Housing Market Horrors

Published in Investing Strategy on 3 March 2008

House prices crashing, consumer confidence crumbling, business in retreat...yet inflation rising. The States faces the nightmare Stagflation scenario.

It gets worse and worse. Lots more seriously unpleasant stories keep floating across the pond.

As ever these days, the US housing market is bearing the brunt.

But as the gloom spreads, the nightmare of Stagflation (economic stagnation + rising inflation) is on the doorstep.

US home foreclosures jumped 8% in January and by 57% from a year earlier, according to property monitor RealtyTrac, with bank repossessions soaring 90% from a year earlier. Nevada, California and Florida posted the highest foreclosure rates.

House prices tumbled almost 9% in the final quarter of 2007 from a year ago, Standard & Poor's said last week, showing the biggest depreciation since comparative records began in 1987.

This was confirmed by the S&P/Case-Shiller index which saw a 9.1% plunge in home values, the highest-ever logged, in the 20 leading US cities for the year to December. Miami suffered a 17.5% collapse, Las Vegas and Phoenix each suffered a 15.3% subsidence while Los Angeles, San Diego, San Francisco, Detroit and Tampa all endured double-digit declines.

What really highlighted the extent of house-price erosion was the staggering 5.4% quarterly nose-dive compared with the previous three-month period, by far the largest quarter-on-quarter slump in the index's history. The greatest previous slide was the revised 1.8% drop in the third quarter of 2007.

Sales collapse as unsold stocks rise 

So it comes as no surprise to hear that American new home sales in January shrank to a 13-year low, according to the Commerce Department, 34% below last year's figure.

And prices for new-builds have fared even worse than for existing properties with a biggest-ever 15% plummet from a year ago, said the officials, after a monthly moderation of 1.46%.

Despite a 2.2% drop in the number of unsold homes, slowing sales left builders with inventory equivalent to 9.9 months' supply at the current completion rate, the highest stock levels since supply equated to 10.3 months in October 1981.

Builders have been slashing prices and offering incentives such as built-in spas, plasma televisions and gym memberships to attract customers. But it's proving an uphill battle. Potential buyers have either become fearful of buying a depreciating asset or are waiting for even more discounting, suggesting that further price cuts may be necessary to boost sales.

Particularly as US consumer confidence has just diminished to its lowest level in five years, with the latest Conference Board index now pointing to the worst outlook for 17 years.

Within the report there was increasing caution about jobs. The proportion of respondents believing jobs are plentiful waned to 20.6% from 23.8% last month.

What's more, the latest report from the National Association of Purchasing Management-Chicago, widely regarded as the manufacturing barometer, showed American business activity contracting this month to the lowest since December 2001.
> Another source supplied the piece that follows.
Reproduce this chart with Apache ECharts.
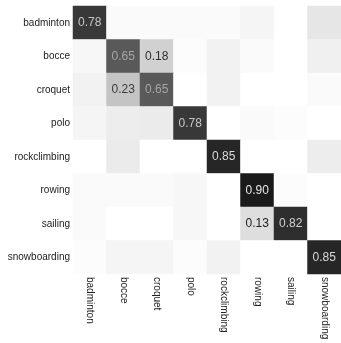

Throw in some price pessimism...

Over the past year, prices of US manufactured goods jumped 7.4%, the most since October 1981, according to official figures, while consumer prices gained 0.4% in January and a more-than-expected 3.7% year-on-year, the most since September 2005.

Although January consumer spending ratcheted up 0.4%, more than forecast, that was down to those higher prices. After adjusting for these, spending stalled for a second month, increasing concerns that the part of the economy that accounts for two-thirds of annual output is faltering.

It all means that the average American's outlay on debt service, housing, medical care, food and energy now accounts for over two-thirds of his total spending, the highest since record-keeping began in 1980, according to Bloomberg.

...and Stagflation has arrived

But despite the bad inflation news, and occasional tough talking from members of the US Federal Reserve (the Fed), interest rates are likely to be slashed further. 'Worst-ever-recorded' numbers tend to freak out central bankers.

The stock market now reckons that a further rate cut of up to 0.75% is a racing certainty either at, or before, the next meeting on 18 March. Whilst I don't believe that's the right response, all those housing market horror stories will give the Fed the perfect excuse to act. And probably, to make matters worse.

More: US Rate Cut Could Mean More Trouble

STOP PRESS: There's more...US construction spending fell for the fourth straight monthly in January by a sharper-than-expected 1.7%, according to just-released government data. This is the largest fall since a 3.6% slide in January 1994.

And the Institute for Supply Management announced a few minutes ago that US manufacturing contracted in February at its fastest pace in almost five years.